Why is my GE dryer making a humming noise but the drum not turning?

Most often that means the motor is getting power but the drum is not being driven. A broken dryer drive belt is common, but a jammed drum or failing dryer drive motor can sound similar. The drum feel by hand usually separates those.

How do I know if the dryer belt is broken?

With the dryer unplugged, open the door and rotate the drum by hand. If it spins much more freely than normal, the belt is often broken or off the pulley path. A visual inspection inside the cabinet confirms it.

Can a dryer still heat if the drum is not turning?

Yes, some dryers can still produce heat briefly even though the drum is not tumbling. That is not a safe condition to ignore because clothes can overheat and the motor can be stressed.

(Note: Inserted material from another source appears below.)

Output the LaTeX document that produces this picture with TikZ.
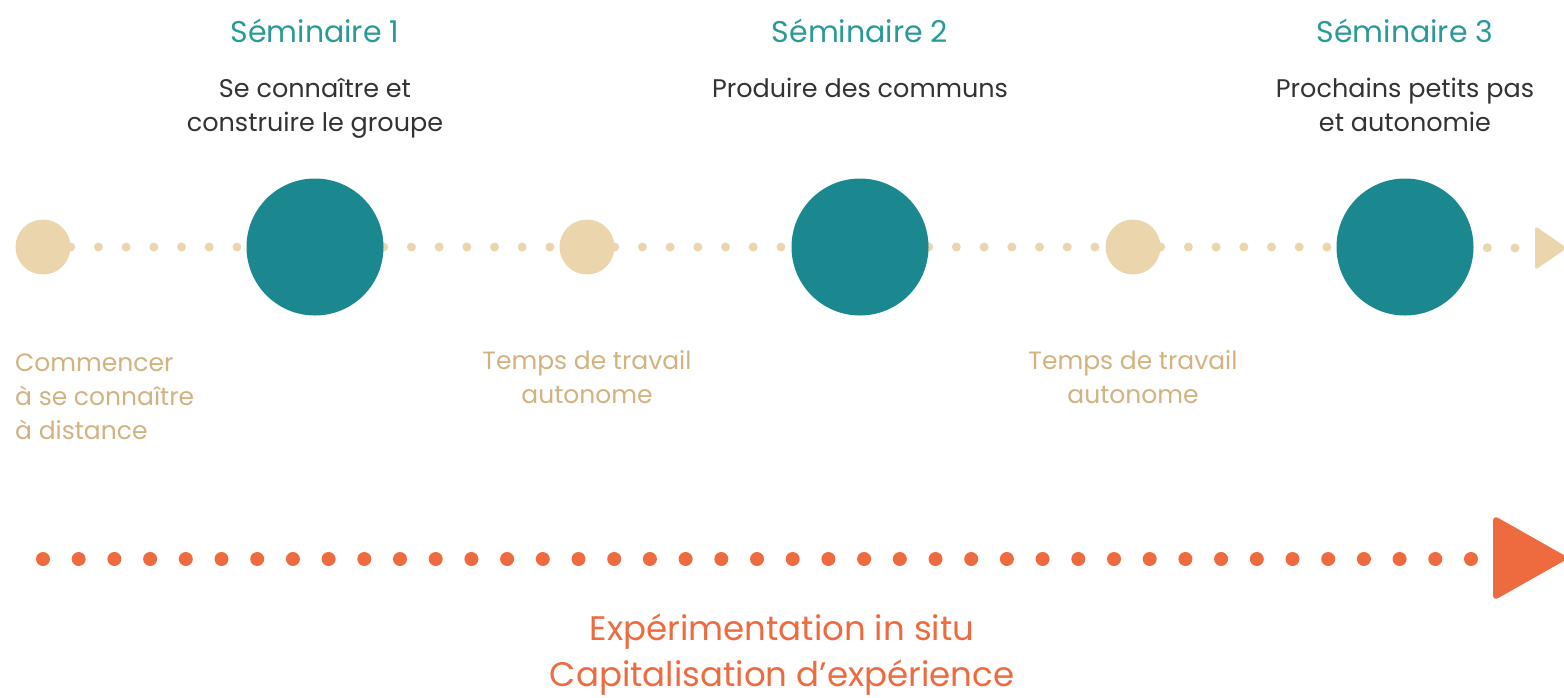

Is it the motor or the belt?

If the drum feels loose and easy to spin, think belt first. If the belt is intact and the drum path is free but the dryer only hums, stalls, or shuts off hot, the motor moves higher on the list.

Should I keep using the dryer if the drum sometimes starts and sometimes does not?

No. Intermittent starting usually means a belt is failing, a support part is binding, or the motor is weakening. Running it that way can turn a smaller repair into a bigger one.

What if the dryer is completely dead and the drum is not turning?

Then treat it as a power, door-latch, or start problem first. A broken belt usually does not make the whole dryer act dead from the start.